Here’s the thing, though: Mike Hopkins hasn’t shown he’s capable of doing anything other than win with Romar’s players his first two years here. He hasn’t recruited successfully from the high school ranks (nor does he really seem all that interested in it). He’s largely flopped with the transfer portal, other than lucking into Terrell Brown’s final year of eligibility. He CLEARLY has no idea how to craft a competent offense, other than “let guys shoot jumpers with defenders in their faces” (and, again, he’s failed in actually finding quality shooters to employ this asinine strategy). And his forte – defense, specifically a tricky zone defense – has also largely stunk, other than the two years he had Thybulle running the show (again, a Romar recruit). Here’s a thought: if your zone defense is so difficult to master, that you need multiple seasons of continuity to perfect it, then maybe you shouldn’t get stuck in a swirling toilet bowl of trying to reload the roster via the transfer portal every year.
I’ll say this: the transfer portal is a total disaster. Anyone who’s even remotely worth a damn isn’t IN the transfer portal in the first place. He’s locked himself down on a quality team. These are REJECTS, who couldn’t hack it elsewhere. So, what makes Hopkins think he has the special sauce to gather them all together here and win at a rate necessary to make the NCAA Tournament? We had our best roster in ages in 2021-2022 – with the aforementioned Terrell Brown leading the way – and we still couldn’t win more than 17 games.
The truth of the matter is, on this year’s squad, there was never anyone even close to Brown’s abilities in creating his own shot, leadership, ball handling, or determination to take this team where it needed to go. So, there was no way in hell we were ever going to IMPROVE over last year’s total. It’s, therefore, no surprise we’re at 16 wins and probably done.
Keion Brooks gave it a hell of an effort – averaging a team-high 17.8 points, to go along with 6.9 rebounds, while shooting 43% from the floor – but clearly we needed more around him. Freshman Keyon Menifield was a breath of fresh air, though predictably inconsistent – as you’d expect. Nevertheless, he finished averaging 10 points, 3 assists, and 1.1 steals per game. Koren Johnson was another promising freshman guard, whose playing time increased as the season went on.

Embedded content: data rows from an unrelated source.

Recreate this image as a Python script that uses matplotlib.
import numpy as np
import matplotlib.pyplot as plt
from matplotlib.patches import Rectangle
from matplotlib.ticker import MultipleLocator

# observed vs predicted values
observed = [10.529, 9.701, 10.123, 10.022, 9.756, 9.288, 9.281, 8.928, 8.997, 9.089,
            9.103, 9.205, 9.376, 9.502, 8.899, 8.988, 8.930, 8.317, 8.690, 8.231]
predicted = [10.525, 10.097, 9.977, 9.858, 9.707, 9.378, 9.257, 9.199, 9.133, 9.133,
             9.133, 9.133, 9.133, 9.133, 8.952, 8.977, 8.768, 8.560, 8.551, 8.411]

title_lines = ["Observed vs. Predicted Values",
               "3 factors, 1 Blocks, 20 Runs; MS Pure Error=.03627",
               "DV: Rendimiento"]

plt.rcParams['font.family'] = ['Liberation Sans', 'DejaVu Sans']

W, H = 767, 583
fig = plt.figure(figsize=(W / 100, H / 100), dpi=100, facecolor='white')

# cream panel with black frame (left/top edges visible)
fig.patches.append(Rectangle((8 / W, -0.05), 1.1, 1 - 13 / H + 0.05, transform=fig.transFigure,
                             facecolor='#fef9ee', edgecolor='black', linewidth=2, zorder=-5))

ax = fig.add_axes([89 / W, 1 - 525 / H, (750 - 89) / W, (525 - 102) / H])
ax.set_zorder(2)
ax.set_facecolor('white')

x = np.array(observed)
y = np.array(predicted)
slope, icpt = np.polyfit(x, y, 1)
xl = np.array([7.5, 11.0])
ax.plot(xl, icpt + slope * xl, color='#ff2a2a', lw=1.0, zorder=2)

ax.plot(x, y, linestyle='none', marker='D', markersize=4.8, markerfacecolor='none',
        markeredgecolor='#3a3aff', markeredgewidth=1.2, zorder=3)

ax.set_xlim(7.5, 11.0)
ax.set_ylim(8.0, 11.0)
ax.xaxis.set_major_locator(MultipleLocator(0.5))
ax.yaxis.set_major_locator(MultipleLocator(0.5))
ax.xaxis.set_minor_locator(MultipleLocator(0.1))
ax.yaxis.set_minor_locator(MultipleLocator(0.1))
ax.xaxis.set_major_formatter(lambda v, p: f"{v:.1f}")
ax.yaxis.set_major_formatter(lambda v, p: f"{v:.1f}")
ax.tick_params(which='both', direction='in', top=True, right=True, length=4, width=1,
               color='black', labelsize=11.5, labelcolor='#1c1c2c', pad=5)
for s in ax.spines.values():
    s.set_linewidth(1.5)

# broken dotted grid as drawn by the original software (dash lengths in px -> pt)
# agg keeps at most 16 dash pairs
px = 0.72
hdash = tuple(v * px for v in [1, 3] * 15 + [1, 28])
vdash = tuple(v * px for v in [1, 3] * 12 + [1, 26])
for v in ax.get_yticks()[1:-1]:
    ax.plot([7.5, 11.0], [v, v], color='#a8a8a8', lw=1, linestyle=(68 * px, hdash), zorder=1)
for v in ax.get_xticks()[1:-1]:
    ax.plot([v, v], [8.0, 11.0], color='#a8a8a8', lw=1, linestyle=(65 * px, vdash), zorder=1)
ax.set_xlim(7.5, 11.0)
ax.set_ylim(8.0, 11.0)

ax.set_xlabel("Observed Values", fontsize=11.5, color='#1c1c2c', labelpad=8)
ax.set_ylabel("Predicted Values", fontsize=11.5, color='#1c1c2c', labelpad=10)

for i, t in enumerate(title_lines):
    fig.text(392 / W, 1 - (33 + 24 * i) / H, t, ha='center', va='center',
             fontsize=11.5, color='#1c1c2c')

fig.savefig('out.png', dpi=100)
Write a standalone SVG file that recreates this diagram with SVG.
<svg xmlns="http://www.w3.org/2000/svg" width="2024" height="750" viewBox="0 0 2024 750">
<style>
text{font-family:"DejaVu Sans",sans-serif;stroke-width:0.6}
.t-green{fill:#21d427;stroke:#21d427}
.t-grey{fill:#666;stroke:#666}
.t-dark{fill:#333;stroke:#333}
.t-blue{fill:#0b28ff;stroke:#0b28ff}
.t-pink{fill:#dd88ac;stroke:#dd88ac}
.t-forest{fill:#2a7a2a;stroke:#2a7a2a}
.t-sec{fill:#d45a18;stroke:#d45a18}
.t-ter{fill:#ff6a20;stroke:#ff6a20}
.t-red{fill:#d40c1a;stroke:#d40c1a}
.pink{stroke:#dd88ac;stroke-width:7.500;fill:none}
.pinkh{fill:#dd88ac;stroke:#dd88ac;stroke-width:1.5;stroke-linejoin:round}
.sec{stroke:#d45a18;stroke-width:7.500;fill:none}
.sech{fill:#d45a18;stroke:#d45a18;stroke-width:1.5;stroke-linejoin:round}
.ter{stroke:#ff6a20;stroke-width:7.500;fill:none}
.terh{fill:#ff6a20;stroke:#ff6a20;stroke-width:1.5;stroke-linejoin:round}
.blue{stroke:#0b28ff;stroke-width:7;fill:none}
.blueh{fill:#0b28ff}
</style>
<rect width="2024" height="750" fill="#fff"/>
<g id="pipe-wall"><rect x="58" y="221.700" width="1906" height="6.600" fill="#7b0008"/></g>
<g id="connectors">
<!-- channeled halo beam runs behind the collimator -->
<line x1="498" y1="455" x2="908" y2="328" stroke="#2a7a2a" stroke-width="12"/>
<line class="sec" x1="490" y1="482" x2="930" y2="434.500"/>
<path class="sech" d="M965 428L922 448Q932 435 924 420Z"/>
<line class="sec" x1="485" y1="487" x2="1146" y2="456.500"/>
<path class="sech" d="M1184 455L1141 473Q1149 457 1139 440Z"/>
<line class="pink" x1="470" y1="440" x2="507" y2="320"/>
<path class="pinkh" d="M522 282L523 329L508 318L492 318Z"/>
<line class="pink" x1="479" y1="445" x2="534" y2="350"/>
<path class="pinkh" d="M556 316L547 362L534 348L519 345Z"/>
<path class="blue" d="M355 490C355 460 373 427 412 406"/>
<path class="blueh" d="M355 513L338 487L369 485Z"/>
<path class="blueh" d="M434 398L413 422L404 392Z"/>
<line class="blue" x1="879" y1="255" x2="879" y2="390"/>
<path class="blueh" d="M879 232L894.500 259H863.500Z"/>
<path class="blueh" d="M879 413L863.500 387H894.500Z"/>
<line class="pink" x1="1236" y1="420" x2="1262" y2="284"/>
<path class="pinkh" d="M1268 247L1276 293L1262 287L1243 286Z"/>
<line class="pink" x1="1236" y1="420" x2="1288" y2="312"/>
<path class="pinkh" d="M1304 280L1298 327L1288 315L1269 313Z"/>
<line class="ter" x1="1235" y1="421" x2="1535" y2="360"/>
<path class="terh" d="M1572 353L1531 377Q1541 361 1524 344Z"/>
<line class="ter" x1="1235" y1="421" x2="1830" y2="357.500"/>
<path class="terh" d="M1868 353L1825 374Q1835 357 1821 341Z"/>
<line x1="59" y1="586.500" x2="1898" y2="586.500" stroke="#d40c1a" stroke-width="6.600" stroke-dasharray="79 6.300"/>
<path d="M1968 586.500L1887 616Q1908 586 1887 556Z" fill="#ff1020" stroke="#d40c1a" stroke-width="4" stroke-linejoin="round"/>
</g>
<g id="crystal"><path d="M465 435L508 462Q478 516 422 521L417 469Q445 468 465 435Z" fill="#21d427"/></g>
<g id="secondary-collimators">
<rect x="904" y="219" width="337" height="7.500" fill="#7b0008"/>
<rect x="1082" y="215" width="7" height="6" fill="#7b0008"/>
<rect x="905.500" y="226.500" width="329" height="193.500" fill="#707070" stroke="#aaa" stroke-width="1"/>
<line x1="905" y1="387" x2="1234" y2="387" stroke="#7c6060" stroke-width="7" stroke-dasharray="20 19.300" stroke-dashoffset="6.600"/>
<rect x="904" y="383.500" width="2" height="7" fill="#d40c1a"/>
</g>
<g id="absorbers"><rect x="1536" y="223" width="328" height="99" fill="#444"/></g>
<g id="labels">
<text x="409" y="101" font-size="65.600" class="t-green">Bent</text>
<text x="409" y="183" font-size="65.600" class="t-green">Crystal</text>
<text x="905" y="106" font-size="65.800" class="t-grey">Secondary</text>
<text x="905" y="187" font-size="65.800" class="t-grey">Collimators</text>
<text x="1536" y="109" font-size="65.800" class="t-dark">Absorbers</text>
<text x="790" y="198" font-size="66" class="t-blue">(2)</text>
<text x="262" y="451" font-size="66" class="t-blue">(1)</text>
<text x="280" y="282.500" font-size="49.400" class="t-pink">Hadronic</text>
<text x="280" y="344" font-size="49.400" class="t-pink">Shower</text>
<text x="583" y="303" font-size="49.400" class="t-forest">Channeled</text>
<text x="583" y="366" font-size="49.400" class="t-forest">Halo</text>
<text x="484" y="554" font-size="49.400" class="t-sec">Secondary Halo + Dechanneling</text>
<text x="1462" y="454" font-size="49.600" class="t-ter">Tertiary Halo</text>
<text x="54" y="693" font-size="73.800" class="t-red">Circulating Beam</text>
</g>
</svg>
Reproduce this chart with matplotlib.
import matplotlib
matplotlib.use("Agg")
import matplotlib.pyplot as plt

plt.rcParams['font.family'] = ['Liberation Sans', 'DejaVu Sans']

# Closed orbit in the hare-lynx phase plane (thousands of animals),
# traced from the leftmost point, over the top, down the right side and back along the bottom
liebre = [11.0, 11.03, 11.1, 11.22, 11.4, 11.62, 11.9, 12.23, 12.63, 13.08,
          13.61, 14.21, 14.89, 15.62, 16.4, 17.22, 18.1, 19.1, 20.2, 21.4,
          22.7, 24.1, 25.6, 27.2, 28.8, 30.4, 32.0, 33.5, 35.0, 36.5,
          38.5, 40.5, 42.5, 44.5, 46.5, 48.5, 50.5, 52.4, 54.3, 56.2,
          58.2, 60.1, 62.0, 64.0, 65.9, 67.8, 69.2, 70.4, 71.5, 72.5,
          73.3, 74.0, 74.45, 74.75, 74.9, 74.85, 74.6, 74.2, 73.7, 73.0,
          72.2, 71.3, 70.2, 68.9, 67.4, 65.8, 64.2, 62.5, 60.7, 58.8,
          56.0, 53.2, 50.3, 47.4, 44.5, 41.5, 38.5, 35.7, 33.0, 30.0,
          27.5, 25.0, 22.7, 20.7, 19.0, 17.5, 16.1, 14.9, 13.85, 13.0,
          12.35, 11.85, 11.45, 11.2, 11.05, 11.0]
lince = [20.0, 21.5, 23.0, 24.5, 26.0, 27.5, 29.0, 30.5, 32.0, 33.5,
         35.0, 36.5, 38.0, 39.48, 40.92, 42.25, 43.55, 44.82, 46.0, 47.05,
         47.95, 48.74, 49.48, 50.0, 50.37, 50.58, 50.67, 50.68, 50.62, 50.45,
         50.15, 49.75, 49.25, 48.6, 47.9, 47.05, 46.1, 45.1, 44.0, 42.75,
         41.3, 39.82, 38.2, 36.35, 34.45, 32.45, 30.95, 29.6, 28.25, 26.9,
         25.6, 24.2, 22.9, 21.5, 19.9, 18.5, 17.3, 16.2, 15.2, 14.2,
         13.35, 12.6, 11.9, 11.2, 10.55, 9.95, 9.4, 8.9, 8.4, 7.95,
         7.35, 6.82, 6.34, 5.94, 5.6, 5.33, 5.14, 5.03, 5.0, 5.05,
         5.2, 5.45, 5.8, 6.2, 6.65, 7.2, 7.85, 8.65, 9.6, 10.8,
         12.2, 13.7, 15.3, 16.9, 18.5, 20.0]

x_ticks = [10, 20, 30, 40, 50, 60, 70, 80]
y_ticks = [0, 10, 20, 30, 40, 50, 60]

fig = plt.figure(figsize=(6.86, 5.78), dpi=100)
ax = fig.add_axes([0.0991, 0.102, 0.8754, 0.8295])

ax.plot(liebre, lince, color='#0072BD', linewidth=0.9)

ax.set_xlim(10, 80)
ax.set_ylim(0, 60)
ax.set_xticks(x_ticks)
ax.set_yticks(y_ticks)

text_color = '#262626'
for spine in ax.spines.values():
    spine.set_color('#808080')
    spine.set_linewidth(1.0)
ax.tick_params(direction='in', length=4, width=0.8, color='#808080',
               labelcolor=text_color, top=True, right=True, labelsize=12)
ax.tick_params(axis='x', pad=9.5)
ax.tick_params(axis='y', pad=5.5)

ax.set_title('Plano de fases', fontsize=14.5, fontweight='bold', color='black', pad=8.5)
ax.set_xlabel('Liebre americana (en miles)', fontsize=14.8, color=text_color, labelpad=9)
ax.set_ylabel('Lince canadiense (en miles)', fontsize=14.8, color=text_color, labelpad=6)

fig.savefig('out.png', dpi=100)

But, this team was also beset with injuries. With the margin for error razor thin, this was the worst-case scenario for the Huskies. Big man Franck Kepnang only appeared in 8 games. Prized transfer Noah Williams has only appeared in 14 games. And apparently P.J. Fuller has been dinged up lately (he’s also been wildly disappointing when he’s been out there, which makes me wonder if he’s been dealing with these injury issues all season).
The bad news is that Brooks has no more eligibility left. The good news is, neither does Cole Bajema or Langston Wilson (who have NOT been worth a damn at all). The worst news I could possibly imagine, though, is that somehow Jamal Bey still has (at least) a year of eligibility left. Will he finally get the hint and transfer? God I hope so. Giving him 26+ minutes a game is the dictionary definition of a Waste Of Time.
Considering college basketball is what it is, I refuse to try to project how the Huskies move forward. I’m guessing we’ll bite the bullet and get Hopkins out of here. The tide has turned among Husky fans to the point that there’s really no salvaging things. Not that I believe it’ll matter. We have 1 NCAA Tournament appearance in the last 12 seasons (and counting). This is not a prime destination for coaches or player prospects.
I’m just glad it’s all almost over. Soon enough, we’ll turn our focus to the Mariners, and everything will be right with the world (is a sentence I never thought I’d write in my adult life).